Task to complete
Only a number is wanted: how many lines in the records below contain "React"?

Entries supplied
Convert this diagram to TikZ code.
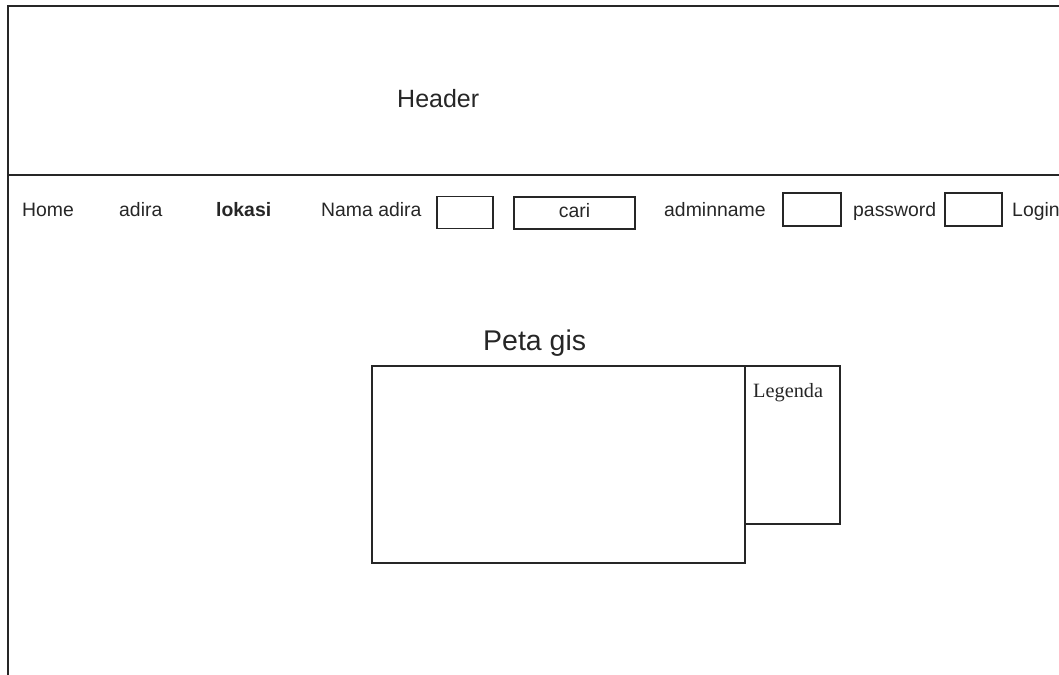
\documentclass[tikz,border=0pt]{standalone}
\usepackage{fontspec}
\setmainfont{Liberation Sans}
\newfontfamily\legfont{Liberation Serif}
\begin{document}
\begin{tikzpicture}[x=1pt,y=-1pt,
  frame/.style={draw=black!85,line width=1.4pt},
  boxline/.style={draw=black!85,line width=1.2pt},
  field/.style={boxline,rectangle,inner sep=0pt},
  lbl/.style={anchor=base west,inner sep=0pt,text=black!85,font=\fontsize{19.4}{22}\selectfont},
]
\useasboundingbox (0,0) rectangle (1059,674);
% outer frame
\coordinate (tl) at (8,6);
\coordinate (tr) at (1062,6);
\coordinate (bl) at (8,677);
\coordinate (hl) at (8,175);
\coordinate (hr) at (1062,175);
\draw[frame] (tr) -- (tl) -- (bl);
\draw[frame] (hl) -- (hr);
\node[lbl,font=\fontsize{25}{28}\selectfont] (header) at (397,107) {Header};
% navigation
\node[lbl] (home) at (22,216) {Home};
\node[lbl] (adira) at (119,216) {adira};
\node[lbl,font=\fontsize{19.4}{22}\selectfont\bfseries] (lokasi) at (216,216) {lokasi};
\node[lbl] (nama) at (321,216) {Nama adira};
\node[field,minimum width=56pt,minimum height=32pt] (namabox) at (465,212.5) {};
\node[field,minimum width=121pt,minimum height=32pt] (caribox) at (574.5,213) {};
\node[lbl,anchor=base] (cari) at (574.5,217) {cari};
\node[lbl] (admin) at (664,216) {adminname};
\node[field,minimum width=58pt,minimum height=33pt] (adminbox) at (812,209.5) {};
\node[lbl] (pass) at (853,216) {password};
\node[field,minimum width=57pt,minimum height=33pt] (passbox) at (973.5,209.5) {};
\node[lbl] (login) at (1012,216) {Login};
% map
\node[lbl,font=\fontsize{28.5}{32}\selectfont] (peta) at (483,350) {Peta gis};
\draw[boxline] (372,366) rectangle (745,563);
\coordinate (map) at (558,465);
\draw[boxline] (745,366) -- (840,366) -- (840,524) -- (745,524);
\node[lbl,font=\legfont\fontsize{20.3}{23}\selectfont] (legenda) at (753,397) {Legenda};
\end{tikzpicture}
\end{document}
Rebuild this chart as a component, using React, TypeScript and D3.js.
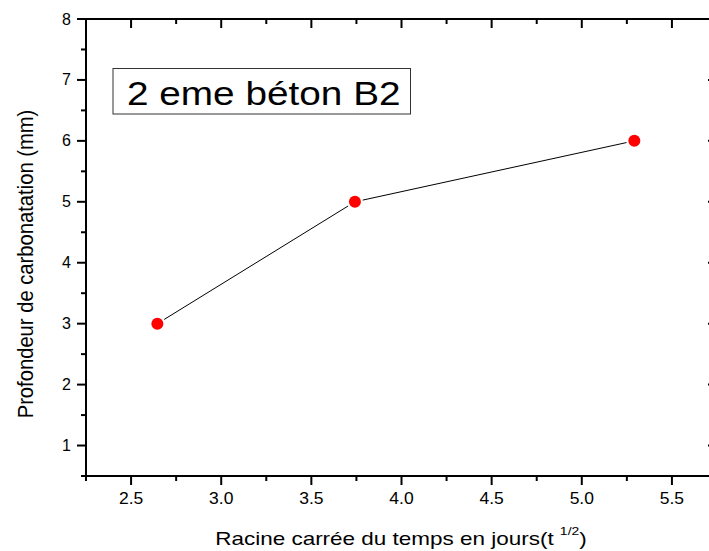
import React from "react";
import * as d3 from "d3";

const xValues = [Math.sqrt(7), Math.sqrt(14), Math.sqrt(28)];
const yValues = [3, 5, 6];
const xMajorTicks = [2.5, 3.0, 3.5, 4.0, 4.5, 5.0, 5.5];
const xMinorTicks = [2.25, 2.75, 3.25, 3.75, 4.25, 4.75, 5.25, 5.75];
const yMajorTicks = [1, 2, 3, 4, 5, 6, 7, 8];
const yMinorTicks = [0.5, 1.5, 2.5, 3.5, 4.5, 5.5, 6.5, 7.5];
const chartLabel = "2 eme béton B2";
const xTitle = "Racine carrée du temps en jours(t ";
const xTitleSup = "1/2";
const yTitle = "Profondeur de carbonatation (mm)";

const W = 709;
const H = 551;
const FONT = "'Liberation Sans', Arial, Helvetica, sans-serif";

export default function App() {
  const x = d3.scaleLinear().domain([2.25, 5.75]).range([86, 717]);
  const y = d3.scaleLinear().domain([0.5, 8]).range([476, 19]);
  const left = x.range()[0];
  const right = x.range()[1];
  const top = y.range()[1];
  const bottom = y.range()[0];
  const major = 9;
  const minor = 5;
  const r = 6;
  const gap = r + 2;

  const pts = xValues.map((v, i) => [x(v), y(yValues[i])]);
  const segs = [];
  for (let i = 0; i < pts.length - 1; i++) {
    const [x1, y1] = pts[i];
    const [x2, y2] = pts[i + 1];
    const len = Math.hypot(x2 - x1, y2 - y1);
    const ux = (x2 - x1) / len;
    const uy = (y2 - y1) / len;
    segs.push([x1 + ux * gap, y1 + uy * gap, x2 - ux * gap, y2 - uy * gap]);
  }

  return (
    <svg
      width={W}
      height={H}
      style={{ position: "absolute", left: 0, top: 0, background: "#fff" }}
      fontFamily={FONT}
    >
      <rect x={0} y={0} width={W} height={H} fill="#fff" />
      {/* label box */}
      <rect x={113} y={68.5} width={297.5} height={45.5} fill="#fff" stroke="#333" strokeWidth={1} />
      <g transform="translate(127,105) scale(1.14,1)">
        <text x={0} y={0} fontSize={34} fill="#000">{chartLabel}</text>
      </g>

      {/* connecting line */}
      {segs.map((s, i) => (
        <line key={i} x1={s[0]} y1={s[1]} x2={s[2]} y2={s[3]} stroke="#000" strokeWidth={1} />
      ))}
      {pts.map((p, i) => (
        <circle key={i} cx={p[0]} cy={p[1]} r={r} fill="#ff0000" />
      ))}

      {/* axes lines */}
      <g stroke="#000" strokeWidth={2} strokeLinecap="square">
        <line x1={left} y1={bottom} x2={right} y2={bottom} />
        <line x1={left} y1={top} x2={right} y2={top} />
        <line x1={left} y1={top} x2={left} y2={bottom} />
        <line x1={right} y1={top} x2={right} y2={bottom} />
      </g>

      {/* ticks */}
      <g stroke="#000" strokeWidth={2}>
        {xMajorTicks.map((t) => (
          <g key={"xm" + t}>
            <line x1={x(t)} x2={x(t)} y1={bottom} y2={bottom + major} />
            <line x1={x(t)} x2={x(t)} y1={top} y2={top + major} />
          </g>
        ))}
        {xMinorTicks.map((t) => (
          <g key={"xn" + t}>
            <line x1={x(t)} x2={x(t)} y1={bottom} y2={bottom + minor} />
            <line x1={x(t)} x2={x(t)} y1={top} y2={top + minor} />
          </g>
        ))}
        {yMajorTicks.map((t) => (
          <g key={"ym" + t}>
            <line x1={left - major} x2={left} y1={y(t)} y2={y(t)} />
            <line x1={right - major} x2={right} y1={y(t)} y2={y(t)} />
          </g>
        ))}
        {yMinorTicks.map((t) => (
          <g key={"yn" + t}>
            <line x1={left - minor} x2={left} y1={y(t)} y2={y(t)} />
            <line x1={right - minor} x2={right} y1={y(t)} y2={y(t)} />
          </g>
        ))}
      </g>

      {/* tick labels */}
      {xMajorTicks.map((t) => (
        <g key={"xl" + t} transform={`translate(${x(t)},504) scale(1.08,1)`}>
          <text x={0} y={0} fontSize={16.2} textAnchor="middle" fill="#000">
            {d3.format(".1f")(t)}
          </text>
        </g>
      ))}
      {yMajorTicks.map((t) => (
        <text key={"yl" + t} x={71} y={y(t) + 5.5} fontSize={16} textAnchor="end" fill="#000">
          {t}
        </text>
      ))}

      {/* axis titles */}
      <g transform="translate(401,545) scale(1.27,1)">
        <text x={0} y={0} fontSize={17.7} textAnchor="middle" fill="#000">
          {xTitle}
          <tspan fontSize={11} dy={-10}>{xTitleSup}</tspan>
          <tspan dy={10}>)</tspan>
        </text>
      </g>
      <g transform="translate(32.5, 264) rotate(-90) scale(1,1.05)">
        <text x={0} y={0} fontSize={20.2} textAnchor="middle" fill="#000">
          {yTitle}
        </text>
      </g>
    </svg>
  );
}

Completed task
2